CWL describes only the workflow for your process. To run this process you will need to use suitable tools, for which you will need to write, or use pre-existing, CWL descriptions.

Finding CWL tool descriptons

Before writing a CWL interface for a tool, it is recommended you check to make sure no-one else has done so. Libraries of tools which already have CWL interfaces are available for general use. For example:

Using CWL tool descriptions.

Copying CWL interface code, when you find it, directly into your own workflow is not recommended. Doing this will make acknowledging the original developers more difficult, and will also break your link to the original tool, so if/when that is updated you will have to update your copy (if you notice at all that the original has been updated).

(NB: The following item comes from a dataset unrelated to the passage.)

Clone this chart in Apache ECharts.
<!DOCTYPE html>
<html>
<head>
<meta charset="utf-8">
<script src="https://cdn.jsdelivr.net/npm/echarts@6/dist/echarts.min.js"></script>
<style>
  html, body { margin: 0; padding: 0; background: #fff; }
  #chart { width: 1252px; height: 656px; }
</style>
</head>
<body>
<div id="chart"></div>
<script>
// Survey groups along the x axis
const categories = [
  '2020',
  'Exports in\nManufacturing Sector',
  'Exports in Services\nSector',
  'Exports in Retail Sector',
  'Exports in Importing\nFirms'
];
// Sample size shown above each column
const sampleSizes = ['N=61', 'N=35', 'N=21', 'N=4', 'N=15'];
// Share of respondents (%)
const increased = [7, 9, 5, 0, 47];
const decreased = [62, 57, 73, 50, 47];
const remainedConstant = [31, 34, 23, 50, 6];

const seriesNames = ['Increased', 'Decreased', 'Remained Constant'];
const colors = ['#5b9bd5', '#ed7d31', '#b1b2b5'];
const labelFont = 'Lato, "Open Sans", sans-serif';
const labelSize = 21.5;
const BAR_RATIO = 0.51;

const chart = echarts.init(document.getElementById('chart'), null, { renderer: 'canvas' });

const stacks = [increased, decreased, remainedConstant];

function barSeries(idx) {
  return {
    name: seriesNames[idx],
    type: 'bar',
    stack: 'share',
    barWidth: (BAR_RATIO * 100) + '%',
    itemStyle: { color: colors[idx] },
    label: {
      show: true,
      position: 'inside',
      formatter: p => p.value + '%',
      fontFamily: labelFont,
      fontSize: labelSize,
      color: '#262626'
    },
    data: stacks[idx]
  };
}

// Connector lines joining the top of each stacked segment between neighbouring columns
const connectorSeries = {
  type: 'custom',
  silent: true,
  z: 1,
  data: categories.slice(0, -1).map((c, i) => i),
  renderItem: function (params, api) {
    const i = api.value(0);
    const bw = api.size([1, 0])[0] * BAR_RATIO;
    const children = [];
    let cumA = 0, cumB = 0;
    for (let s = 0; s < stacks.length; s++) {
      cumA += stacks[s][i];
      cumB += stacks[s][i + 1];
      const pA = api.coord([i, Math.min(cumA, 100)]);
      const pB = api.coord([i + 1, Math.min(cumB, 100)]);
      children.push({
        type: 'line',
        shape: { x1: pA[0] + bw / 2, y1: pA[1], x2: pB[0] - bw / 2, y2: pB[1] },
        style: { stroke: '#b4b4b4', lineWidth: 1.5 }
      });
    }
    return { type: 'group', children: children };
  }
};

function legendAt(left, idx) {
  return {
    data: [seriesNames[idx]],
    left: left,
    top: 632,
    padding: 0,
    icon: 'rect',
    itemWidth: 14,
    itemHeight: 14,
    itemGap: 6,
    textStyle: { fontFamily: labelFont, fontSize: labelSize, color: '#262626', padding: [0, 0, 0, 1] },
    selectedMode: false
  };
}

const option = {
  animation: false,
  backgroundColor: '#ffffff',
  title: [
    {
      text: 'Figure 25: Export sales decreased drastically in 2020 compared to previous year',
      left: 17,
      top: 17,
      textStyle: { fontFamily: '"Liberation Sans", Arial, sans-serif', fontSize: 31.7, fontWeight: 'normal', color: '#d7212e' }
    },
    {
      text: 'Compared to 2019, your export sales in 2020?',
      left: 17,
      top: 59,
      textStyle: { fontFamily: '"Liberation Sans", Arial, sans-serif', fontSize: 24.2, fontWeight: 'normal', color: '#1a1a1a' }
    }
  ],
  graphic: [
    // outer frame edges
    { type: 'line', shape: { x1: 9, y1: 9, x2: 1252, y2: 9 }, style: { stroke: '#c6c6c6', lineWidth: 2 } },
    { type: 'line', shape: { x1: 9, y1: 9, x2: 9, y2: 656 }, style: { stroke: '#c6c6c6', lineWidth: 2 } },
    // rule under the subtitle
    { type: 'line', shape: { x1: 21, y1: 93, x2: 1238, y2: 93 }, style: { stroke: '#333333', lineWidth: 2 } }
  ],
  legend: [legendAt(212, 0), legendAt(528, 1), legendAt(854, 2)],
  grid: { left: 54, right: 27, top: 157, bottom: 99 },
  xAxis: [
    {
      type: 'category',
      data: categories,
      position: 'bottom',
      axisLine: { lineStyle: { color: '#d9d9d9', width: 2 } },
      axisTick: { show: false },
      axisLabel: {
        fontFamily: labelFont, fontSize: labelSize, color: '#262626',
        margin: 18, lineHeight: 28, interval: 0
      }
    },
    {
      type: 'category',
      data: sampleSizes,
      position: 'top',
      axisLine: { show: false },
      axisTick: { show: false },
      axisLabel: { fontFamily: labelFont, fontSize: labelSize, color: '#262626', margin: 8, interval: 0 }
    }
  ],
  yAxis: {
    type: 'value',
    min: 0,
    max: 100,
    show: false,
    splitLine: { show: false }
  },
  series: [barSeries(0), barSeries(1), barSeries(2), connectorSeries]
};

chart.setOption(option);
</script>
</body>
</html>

Instead it is better, where possible, to link to, or import directly, the original CWL tool description. If the CWL interface is provided as a library (installed via pip or conda, for example) then it can be installed this way. If you do this you can use the environmental variables XDG_DATA_DIRS and XDG_DATA_HOME to help your scripts to discover CWL tool descriptions on your local filesystem. This would allow you to keep a library of CWL tool descriptions in a single location for use by multiple workflows. However you would need to make sure that you document how this is done, to ensure the portability of your scripts.

An alternative, if the CWL tool description is available within a git repository, is to use git submodules to link to that repository from yours. This will provide an explicit link to the tool from your workflow repository, making for clearer provenance of the CWL tool descriptions that you have used. An example of doing this for a BioExcel workflow is described here.

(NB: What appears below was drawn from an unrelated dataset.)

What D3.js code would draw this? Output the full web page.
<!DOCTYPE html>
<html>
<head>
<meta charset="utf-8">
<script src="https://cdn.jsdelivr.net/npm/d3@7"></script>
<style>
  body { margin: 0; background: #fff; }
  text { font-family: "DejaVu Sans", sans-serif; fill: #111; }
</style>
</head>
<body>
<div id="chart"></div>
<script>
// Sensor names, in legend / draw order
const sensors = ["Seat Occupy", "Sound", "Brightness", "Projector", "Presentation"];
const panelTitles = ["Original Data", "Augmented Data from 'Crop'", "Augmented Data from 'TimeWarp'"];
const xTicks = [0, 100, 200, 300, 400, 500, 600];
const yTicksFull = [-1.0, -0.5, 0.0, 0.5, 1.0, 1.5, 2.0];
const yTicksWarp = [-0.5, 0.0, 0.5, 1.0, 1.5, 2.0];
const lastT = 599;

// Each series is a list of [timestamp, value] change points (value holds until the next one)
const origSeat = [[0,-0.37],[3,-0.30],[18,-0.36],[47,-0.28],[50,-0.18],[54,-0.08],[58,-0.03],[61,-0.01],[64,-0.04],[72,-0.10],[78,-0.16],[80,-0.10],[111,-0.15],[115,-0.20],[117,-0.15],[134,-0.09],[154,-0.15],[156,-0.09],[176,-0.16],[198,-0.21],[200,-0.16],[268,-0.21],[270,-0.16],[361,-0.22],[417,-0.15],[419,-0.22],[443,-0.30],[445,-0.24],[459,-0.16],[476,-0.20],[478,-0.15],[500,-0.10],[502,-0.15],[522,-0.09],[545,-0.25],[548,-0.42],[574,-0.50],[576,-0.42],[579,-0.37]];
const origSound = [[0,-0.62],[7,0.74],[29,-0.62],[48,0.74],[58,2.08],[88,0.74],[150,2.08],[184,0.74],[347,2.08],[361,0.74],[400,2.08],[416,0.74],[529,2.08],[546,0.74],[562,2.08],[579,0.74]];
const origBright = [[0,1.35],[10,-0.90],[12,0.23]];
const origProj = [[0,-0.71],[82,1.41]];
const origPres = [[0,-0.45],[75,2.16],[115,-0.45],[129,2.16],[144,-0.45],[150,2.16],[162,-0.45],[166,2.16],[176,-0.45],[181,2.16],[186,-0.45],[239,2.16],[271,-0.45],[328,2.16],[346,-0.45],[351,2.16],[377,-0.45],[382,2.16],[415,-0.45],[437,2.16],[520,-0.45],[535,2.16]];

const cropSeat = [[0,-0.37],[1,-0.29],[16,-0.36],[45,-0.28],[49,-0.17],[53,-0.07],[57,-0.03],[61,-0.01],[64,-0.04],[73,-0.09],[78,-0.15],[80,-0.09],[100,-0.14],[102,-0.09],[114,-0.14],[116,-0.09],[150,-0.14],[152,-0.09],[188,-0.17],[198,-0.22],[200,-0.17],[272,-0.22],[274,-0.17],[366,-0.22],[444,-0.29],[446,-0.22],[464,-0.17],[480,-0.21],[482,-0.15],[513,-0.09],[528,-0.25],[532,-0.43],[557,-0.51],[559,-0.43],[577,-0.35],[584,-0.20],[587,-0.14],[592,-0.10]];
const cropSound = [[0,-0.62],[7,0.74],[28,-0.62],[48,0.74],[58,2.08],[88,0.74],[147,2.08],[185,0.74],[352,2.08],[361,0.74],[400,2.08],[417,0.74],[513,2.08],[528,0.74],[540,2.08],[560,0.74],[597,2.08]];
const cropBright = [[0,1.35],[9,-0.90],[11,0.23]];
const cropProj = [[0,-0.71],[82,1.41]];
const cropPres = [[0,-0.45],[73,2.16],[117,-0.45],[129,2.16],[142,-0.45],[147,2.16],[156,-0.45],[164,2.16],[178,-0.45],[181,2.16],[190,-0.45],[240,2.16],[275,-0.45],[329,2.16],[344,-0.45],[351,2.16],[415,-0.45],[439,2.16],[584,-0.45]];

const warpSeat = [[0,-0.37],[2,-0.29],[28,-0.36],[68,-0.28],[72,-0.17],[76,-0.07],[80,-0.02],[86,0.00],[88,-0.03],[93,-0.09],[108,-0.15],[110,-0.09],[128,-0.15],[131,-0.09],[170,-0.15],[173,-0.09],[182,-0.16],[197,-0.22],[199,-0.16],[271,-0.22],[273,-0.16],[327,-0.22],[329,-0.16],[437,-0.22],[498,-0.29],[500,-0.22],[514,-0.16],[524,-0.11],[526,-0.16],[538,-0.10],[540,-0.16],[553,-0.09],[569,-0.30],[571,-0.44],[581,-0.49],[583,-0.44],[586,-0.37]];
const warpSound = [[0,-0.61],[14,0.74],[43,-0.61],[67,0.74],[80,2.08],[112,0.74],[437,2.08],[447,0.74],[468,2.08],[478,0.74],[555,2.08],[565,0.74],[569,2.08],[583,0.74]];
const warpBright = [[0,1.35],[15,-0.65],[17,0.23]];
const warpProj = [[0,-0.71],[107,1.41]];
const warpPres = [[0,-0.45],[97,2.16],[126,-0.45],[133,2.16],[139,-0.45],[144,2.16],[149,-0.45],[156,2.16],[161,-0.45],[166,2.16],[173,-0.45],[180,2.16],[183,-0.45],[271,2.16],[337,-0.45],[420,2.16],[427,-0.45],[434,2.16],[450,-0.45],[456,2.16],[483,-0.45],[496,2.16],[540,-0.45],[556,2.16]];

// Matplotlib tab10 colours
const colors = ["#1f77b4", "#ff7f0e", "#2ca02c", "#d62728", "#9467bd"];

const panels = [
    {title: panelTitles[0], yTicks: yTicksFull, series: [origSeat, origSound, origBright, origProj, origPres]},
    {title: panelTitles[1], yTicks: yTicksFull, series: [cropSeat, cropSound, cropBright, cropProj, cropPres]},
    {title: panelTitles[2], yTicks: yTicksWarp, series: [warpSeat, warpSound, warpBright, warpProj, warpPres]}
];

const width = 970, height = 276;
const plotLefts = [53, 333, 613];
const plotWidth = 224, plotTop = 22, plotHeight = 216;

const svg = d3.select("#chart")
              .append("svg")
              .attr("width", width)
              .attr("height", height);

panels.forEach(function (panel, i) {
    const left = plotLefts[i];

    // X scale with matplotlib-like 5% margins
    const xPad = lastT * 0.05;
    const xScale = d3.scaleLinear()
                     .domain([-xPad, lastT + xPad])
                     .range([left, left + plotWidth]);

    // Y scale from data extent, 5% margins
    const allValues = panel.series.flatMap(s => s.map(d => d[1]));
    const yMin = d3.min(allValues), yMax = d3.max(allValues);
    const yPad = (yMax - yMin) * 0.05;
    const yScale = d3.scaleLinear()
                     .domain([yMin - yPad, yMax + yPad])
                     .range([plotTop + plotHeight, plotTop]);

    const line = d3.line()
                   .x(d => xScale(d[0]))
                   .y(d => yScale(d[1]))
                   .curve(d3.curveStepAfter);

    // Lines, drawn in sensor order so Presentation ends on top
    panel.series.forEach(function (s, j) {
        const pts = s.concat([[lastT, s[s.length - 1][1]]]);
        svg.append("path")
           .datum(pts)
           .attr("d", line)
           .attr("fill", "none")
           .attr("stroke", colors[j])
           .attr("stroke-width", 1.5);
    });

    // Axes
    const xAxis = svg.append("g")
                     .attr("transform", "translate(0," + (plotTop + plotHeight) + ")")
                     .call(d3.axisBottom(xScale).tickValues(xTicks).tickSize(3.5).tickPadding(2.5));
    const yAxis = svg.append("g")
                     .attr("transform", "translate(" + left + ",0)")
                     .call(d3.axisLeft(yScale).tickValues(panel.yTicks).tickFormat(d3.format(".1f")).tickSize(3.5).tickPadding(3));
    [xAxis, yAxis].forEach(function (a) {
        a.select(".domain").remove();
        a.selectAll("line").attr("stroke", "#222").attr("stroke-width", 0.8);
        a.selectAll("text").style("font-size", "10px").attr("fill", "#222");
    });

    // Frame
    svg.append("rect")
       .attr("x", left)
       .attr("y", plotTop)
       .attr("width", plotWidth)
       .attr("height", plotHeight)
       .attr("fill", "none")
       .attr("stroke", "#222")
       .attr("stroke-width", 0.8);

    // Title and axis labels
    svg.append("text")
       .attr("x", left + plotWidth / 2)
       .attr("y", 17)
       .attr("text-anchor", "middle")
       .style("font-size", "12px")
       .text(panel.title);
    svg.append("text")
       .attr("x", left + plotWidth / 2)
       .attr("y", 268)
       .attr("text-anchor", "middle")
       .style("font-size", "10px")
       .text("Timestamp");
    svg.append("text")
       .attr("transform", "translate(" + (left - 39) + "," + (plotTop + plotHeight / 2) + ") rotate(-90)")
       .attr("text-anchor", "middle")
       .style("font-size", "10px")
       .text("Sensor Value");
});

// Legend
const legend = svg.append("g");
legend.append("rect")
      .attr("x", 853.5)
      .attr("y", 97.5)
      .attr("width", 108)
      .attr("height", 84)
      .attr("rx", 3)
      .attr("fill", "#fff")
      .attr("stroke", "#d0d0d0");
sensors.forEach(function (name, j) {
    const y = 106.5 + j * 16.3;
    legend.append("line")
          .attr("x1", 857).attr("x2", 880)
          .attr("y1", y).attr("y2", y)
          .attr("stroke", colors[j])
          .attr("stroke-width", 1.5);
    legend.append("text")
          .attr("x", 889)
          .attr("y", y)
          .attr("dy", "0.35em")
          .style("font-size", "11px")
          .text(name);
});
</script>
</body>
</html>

Versioning of CWL tool descriptions

Creating CWL tool descriptions

If a CWL description does not exist for your tool of interest, then you will need to create it. These can be installed and run within your local environment. However, to ensure portability it is recommended to create a container image for the tool, and access that using CWL.

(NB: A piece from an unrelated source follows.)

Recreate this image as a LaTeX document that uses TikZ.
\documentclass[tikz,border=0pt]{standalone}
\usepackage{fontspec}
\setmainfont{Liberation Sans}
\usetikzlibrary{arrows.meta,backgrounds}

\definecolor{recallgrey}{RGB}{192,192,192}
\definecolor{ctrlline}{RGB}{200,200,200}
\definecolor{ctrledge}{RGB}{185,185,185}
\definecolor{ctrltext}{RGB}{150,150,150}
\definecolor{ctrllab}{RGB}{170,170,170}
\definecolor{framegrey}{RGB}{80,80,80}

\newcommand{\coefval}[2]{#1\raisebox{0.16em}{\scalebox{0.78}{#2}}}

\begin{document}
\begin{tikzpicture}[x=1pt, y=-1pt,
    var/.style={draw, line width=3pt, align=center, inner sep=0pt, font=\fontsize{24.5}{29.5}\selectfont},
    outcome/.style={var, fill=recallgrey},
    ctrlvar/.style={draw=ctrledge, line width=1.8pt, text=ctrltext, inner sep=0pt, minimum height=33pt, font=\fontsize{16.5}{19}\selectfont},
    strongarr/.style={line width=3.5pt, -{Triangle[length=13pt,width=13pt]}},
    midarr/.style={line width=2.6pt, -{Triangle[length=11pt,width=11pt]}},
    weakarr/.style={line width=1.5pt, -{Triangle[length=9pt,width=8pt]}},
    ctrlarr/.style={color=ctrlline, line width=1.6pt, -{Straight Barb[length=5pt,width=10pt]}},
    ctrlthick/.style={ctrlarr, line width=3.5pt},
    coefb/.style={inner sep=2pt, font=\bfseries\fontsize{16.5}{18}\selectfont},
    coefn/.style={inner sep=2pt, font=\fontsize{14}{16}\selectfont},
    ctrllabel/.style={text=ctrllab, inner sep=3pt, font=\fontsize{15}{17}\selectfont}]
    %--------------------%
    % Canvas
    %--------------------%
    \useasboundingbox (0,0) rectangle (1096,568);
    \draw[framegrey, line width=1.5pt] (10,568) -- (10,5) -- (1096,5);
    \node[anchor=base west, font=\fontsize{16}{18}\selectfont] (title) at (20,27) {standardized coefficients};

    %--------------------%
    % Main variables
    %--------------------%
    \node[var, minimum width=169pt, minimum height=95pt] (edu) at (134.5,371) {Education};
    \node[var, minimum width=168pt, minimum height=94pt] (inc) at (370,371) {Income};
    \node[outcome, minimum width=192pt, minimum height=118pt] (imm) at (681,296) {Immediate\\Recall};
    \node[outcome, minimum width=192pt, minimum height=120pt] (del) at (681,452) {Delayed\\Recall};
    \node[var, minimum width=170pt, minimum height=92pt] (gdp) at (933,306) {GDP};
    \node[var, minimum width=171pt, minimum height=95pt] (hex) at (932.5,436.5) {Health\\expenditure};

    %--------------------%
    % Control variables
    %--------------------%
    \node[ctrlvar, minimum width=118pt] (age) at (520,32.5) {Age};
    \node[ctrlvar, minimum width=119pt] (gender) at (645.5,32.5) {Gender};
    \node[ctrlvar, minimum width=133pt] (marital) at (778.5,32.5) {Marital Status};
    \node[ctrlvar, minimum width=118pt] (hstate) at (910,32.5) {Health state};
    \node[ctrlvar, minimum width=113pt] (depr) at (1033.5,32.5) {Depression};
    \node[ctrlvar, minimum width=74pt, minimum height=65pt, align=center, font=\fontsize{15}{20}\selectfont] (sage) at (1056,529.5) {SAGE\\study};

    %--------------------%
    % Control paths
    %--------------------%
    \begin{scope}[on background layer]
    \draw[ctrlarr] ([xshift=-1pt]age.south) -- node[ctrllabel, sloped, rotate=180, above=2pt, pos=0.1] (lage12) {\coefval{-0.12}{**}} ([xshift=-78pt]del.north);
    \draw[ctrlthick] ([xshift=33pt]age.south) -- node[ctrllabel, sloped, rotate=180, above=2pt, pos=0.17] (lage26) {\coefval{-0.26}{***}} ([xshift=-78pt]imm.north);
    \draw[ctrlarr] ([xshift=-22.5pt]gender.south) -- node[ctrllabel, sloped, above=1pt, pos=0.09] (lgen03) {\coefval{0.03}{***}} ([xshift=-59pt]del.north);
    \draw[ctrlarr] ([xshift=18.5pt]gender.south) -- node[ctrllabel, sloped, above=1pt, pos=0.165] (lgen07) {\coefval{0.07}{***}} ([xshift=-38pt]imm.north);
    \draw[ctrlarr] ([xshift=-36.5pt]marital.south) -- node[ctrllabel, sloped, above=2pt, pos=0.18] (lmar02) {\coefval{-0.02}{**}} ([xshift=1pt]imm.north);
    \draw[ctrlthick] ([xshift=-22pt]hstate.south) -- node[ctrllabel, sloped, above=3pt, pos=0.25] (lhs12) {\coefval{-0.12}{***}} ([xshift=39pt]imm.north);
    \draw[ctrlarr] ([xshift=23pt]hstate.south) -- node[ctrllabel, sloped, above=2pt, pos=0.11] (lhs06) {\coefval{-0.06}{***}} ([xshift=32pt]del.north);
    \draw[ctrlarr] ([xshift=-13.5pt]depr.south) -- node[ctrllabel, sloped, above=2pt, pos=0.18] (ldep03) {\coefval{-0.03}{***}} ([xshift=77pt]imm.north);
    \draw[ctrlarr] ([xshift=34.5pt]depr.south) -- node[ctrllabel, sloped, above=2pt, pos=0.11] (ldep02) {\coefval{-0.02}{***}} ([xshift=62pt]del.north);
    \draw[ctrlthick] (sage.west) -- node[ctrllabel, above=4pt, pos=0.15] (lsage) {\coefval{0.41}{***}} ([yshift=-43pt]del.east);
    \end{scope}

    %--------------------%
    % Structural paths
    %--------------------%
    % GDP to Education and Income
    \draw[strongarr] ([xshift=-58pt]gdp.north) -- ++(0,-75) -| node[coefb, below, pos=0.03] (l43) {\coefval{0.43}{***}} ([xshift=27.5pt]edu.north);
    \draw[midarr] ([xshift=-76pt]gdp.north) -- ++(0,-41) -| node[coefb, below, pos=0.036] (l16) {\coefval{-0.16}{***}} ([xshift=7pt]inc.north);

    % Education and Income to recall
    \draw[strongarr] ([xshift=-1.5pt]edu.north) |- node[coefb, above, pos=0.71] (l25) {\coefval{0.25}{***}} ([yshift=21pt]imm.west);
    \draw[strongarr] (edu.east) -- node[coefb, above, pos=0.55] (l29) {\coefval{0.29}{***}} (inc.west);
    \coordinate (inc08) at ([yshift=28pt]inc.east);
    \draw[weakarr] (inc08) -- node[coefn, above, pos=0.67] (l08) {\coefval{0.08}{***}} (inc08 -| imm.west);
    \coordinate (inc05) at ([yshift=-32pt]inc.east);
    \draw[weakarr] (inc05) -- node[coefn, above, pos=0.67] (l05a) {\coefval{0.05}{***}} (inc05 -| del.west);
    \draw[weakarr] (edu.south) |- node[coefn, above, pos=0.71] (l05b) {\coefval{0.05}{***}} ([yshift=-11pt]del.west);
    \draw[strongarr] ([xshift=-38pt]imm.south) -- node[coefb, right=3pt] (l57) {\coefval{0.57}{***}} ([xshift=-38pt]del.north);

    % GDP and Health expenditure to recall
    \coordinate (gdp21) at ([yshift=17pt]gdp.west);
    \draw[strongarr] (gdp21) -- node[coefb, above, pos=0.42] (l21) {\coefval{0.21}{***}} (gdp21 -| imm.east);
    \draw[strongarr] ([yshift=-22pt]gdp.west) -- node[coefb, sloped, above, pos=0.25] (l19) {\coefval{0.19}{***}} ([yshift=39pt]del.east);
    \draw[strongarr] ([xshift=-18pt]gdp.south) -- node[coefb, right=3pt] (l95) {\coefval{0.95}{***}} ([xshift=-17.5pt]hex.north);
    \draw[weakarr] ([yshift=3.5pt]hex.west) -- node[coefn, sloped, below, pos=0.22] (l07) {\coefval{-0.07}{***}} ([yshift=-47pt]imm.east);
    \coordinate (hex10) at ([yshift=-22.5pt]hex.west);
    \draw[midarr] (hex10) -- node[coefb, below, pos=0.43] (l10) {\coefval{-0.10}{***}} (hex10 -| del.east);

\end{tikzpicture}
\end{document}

To find existing container images you can search for existing containers at Docker and Quay (includes BioContainer). Make sure to check the origin of the container, and also check to make sure the tool version is up to date.

Finding existing packages in BioConda/BioContainers

Check https://bioconda.github.io/ and https://biocontainers.pro/ for suitable packages

Check license requirements of tools

Consider the use that you will be putting the tool to, and check the license of the tool to make sure it is suitable.

Did someone already write a CWL description?

Check global GitHub search for Common Workflow Language files as last resort. If you do find an interface which hasn't been added to the above libraries, and it is publicly available and appropriately licensed, then suggest to the developers that they might want to submit the interface to one (or more) of the libraries.

Design patterns for writing CWL tool descriptions

If you do find yourself needing to write the CWL tool description, then you can consult this CWL pattern guide to get some inspiration on what the best way to approach writing a tool description for your particular problem might be.